Drone Economy: In economy-based modes, multiple drones in succession create compounding pressure. If your team wins the first drone engagement, use the second drone to follow-up before enemies rebuild defenses. Chain drones create unstoppable pushes.
Elite Stitch play involves reading enemy rotations and predicting where they’ll defend next round, not just where they defended this round. Throw your drone into their predicted defensive setup. When they arrive expecting their usual position and find an active EMP, they scramble. That hesitation moment is where teammates punish them.
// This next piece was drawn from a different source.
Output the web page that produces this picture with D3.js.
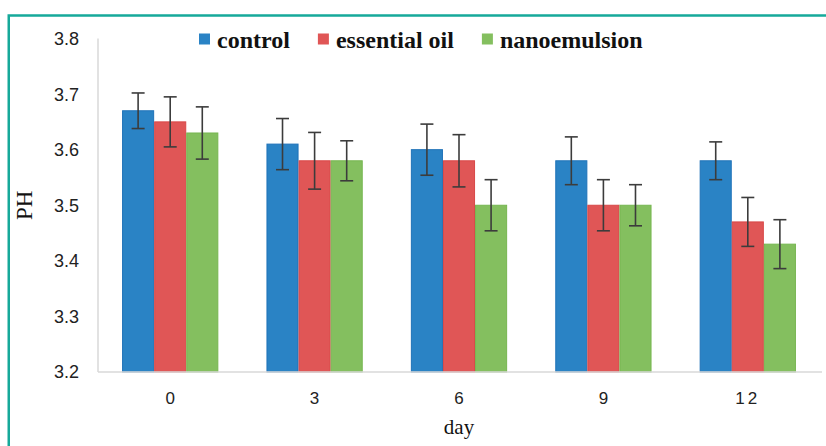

On platforms like PC with higher-skilled player bases, drone timings get tighter and positioning more technical. Console and mobile play generally allows slightly more forgiving drone placements since reaction times are slower. Adjust your approach based on platform’s competitive level.
Conclusion
Mastering Stitch transforms you from a player who runs support roles to one who genuinely impacts outcomes. His strength isn’t in individual dominance, it’s in removing enemy advantages and creating space for teammates to thrive. Whether you’re climbing ranked multiplayer, grinding progression, or pursuing competitive aspirations, consistent Stitch play teaches positioning, timing, and coordination fundamentals that improve your entire game.
Start by understanding his kit deeply: know your drone’s radius, its recharge timing, and the equipment it disables. Move to tactical positioning, throw drones where they’ll actually disrupt enemy plans rather than disappear into empty zones. Finally, prioritize team communication. The best Stitch players are ones who understand their teammates’ abilities and work synergistically.
The meta will shift as patches roll out, but Stitch’s core function, disruption through equipment denial, will remain relevant. Keep experimenting with loadouts, study map layouts on Dexerto’s competitive coverage, and watch how professional teams deploy him. Your drone won’t win matches alone, but properly used, it creates the openings your team needs to dominate.